The Government's view

  4.10  In his Explanatory Memorandum of 28 January, the Minister describes in outline the changes in the present version, drawing attention to the definition of 'judicial authority' in Article 1 and the amended scope of Article 2. The Minister states that for offences not covered by the list in Article 2(1) 'the Framework Decision may be applied subject to the verification of dual criminality by the executing Member State with a minimum sentence of one year in the issuing state'.[15]
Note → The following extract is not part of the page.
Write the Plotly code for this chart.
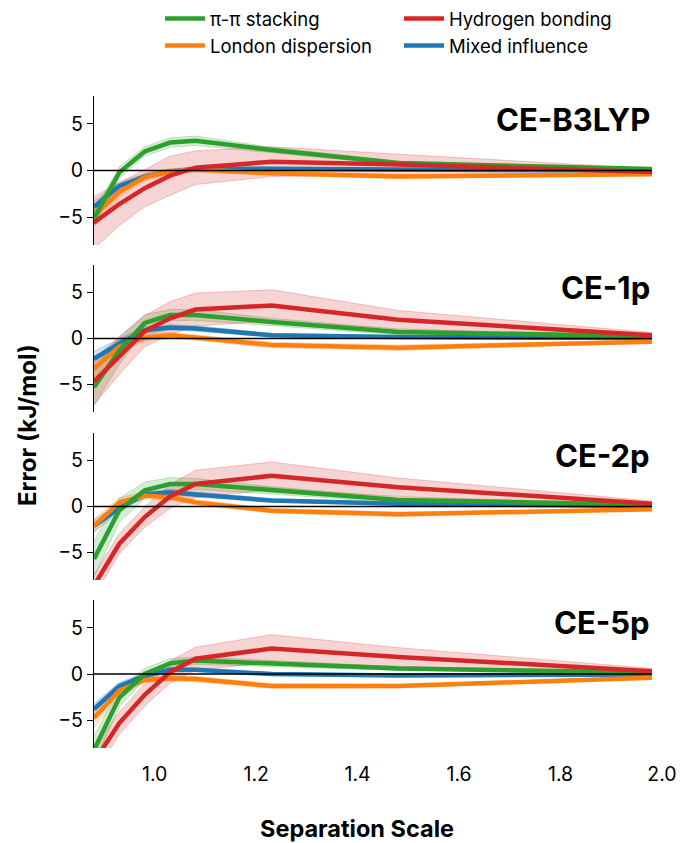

  4.11  We thank the Minister for his letter and Explanatory Memorandum. When we last considered this proposal we welcomed the indication given by the Minister that language would be included in the recitals to make clear that the issue and execution of freezing orders are to be in accordance with the European Convention on Human Rights. We were concerned to see that no such language has been incorporated in the recitals in the revised version, and we ask the Minister to explain when this will appear.

  4.12  We consider it very unsatisfactory that a compromise should be made so as to accommodate the one Member State which designates a police authority as a 'judicial authority' and so make possible the enforcement of police orders which have not been approved by a judicial authority. We note the Minister's comment that 'acknowledgment of differences in national practice is very much part of what mutual recognition is all about' but we believe that such mutual recognition depends on acceptance by all parties of certain minimum standards, such as those of judicial impartiality and independence. The Minister has not shown us any compelling reason for accepting an obligation to recognise and enforce in this country an order made in another Member State which has not been approved by a judicial authority, in the sense in which that term is normally understood, and we invite the Minister to supply such reasons.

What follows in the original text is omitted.